Des QR-codes ! La République en sommeil ! Hidalgo qui nage, et qui grimace, et qui agite ses petits bras ! Le prix des transports publics qui explose en Île-de-France même quand il n’y a pas de sites olympiques. Les médias, qui nous ont abreuvés de ferveur, de liesse, d’enchantement, de béatitude, tous transformés en propagandistes joviaux forcenés de cette réussite française exceptionnelle qui entraînait l’adhésion de tous et c’est ça, la vraie France, les gens forcés d’être en télétravail ou qui ont tous posé leurs vacances et qui descendent du rosé-pamplemousse festif en s’extasiant sur les capacités respiratoires d’un jeune homme de 22 ans. Oubliées, les urgences fermées durant l’été et les administrés en mal d’administration, les journaux ne bruissaient que des jeux et de leurs admirables feuilletons d’été, figures mythiques et inventions surprenantes, nouveaux rapports amoureux et exploits de Marguerite Duras.

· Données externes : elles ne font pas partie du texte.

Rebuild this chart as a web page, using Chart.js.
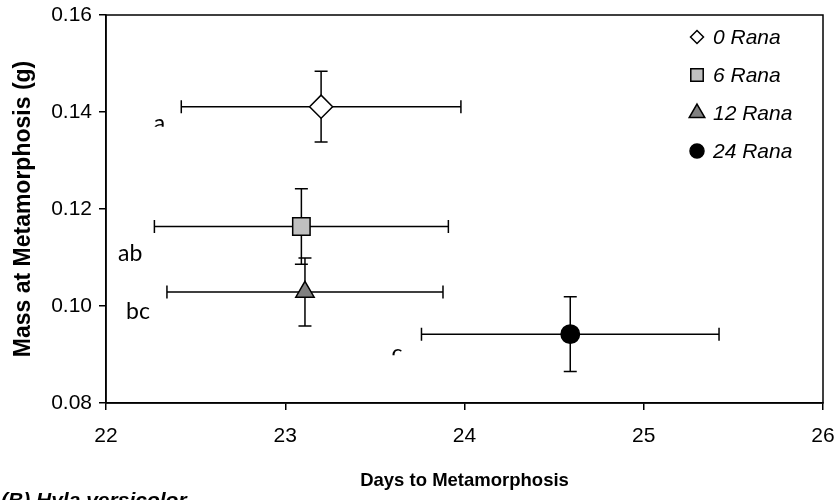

Ne soyons pas mesquins, on n’a plus entendu Macron pendant les jeux. Vraies vacances, en effet ; mais pas vraie vie. À peine la dernière épreuve gagnée voilà Jupin qui rattrapait le micro, convoquait les caméras et nous infligeait ses discours. Adieu, la « parenthèse enchantée », comme le disaient et le redisent poétiquement et nostalgiquement les plumitifs. Mais non ! Voilà les jeux paralympiques ! Ça recommence, en inclusif. Mais les sondages sont détestables pour Macron, les Français le rendent responsable de la situation qu’il a créée, lui, pas les partis (quand même un peu, avec cette belle idée du barrage républicain, non ?).

Macron n’aime pas la France.

Macron s’en fiche. Il se moque des sondages, des partis, des ministres et sans doute des Français. C’est presque dommage, on n’avait jamais vu un républicain si peu démocrate, un chef d’État français républicain si peu enclin à respecter les institutions vermoulues qui nous brident… Mais c’est que Macron n’aime pas la France, seulement l’Europe. Il méprise le cadre étroit de notre pays. Il ne supporte pas le pays réel, il veut lui substituer sa vraie vie, inaugurée par un délirant spectacle nocturne et continuée par des épreuves balisées, réservées à des athlètes surentraînés, organisées par un comité international tout-puissant exigeant que le tissu ordinaire des jours soit déchiré. Quelle mécanique glorieuse ! Quel argent bien dépensé ! Comment ne pas rêver d’être soi-même un ordonnateur omnipotent ne rendant de comptes à personne et n’œuvrant que par et pour une petite élite sous le regard contraint et rééduqué de la populace.

« Et donc, ça doit continuer ». Jusqu’au bout. En faisant danser les partis au bout d’une corde, les médias au bout d’une autre, les opposants entortillés avec une troisième, et les ministres se succédant, assurant tous avoir compris, n’en tenant aucun compte, mettant en scène de pitoyables échanges avec les députés, eux-mêmes pitoyables, dans leurs incompétences, leurs déclarations, leurs manières, leurs vulgarités, leurs calculs, leurs appareils… Et Macron, se croyant supérieur à tout ce cirque, qu’il organise, qu’il alimente, fouettant sa cour, son parti et ses ennemis d’un même mouvement, histrion cabotinant sur une scène qu’il occupe indûment comme un squatteur qui sait qu’il a la loi pour lui. Quel piteux spectacle. On comprend qu’il n’ait pas envie que « la vie reprenne ses droits. » C’est bien à lui que serait arraché le sceptre républicain avec lequel il s’amuse à houspiller tout un chacun. C’est ainsi, la vie légale et républicaine a des droits que la vraie vie n’a pas. Dans la vraie vie, les gendarmes meurent, les patrons font faillite, les malades sont laissés sur des brancards et les élèves attendent en vain leurs professeurs. Ils n’ont rien de festif ni de léger, ces fâcheux. Qu’ils attendent.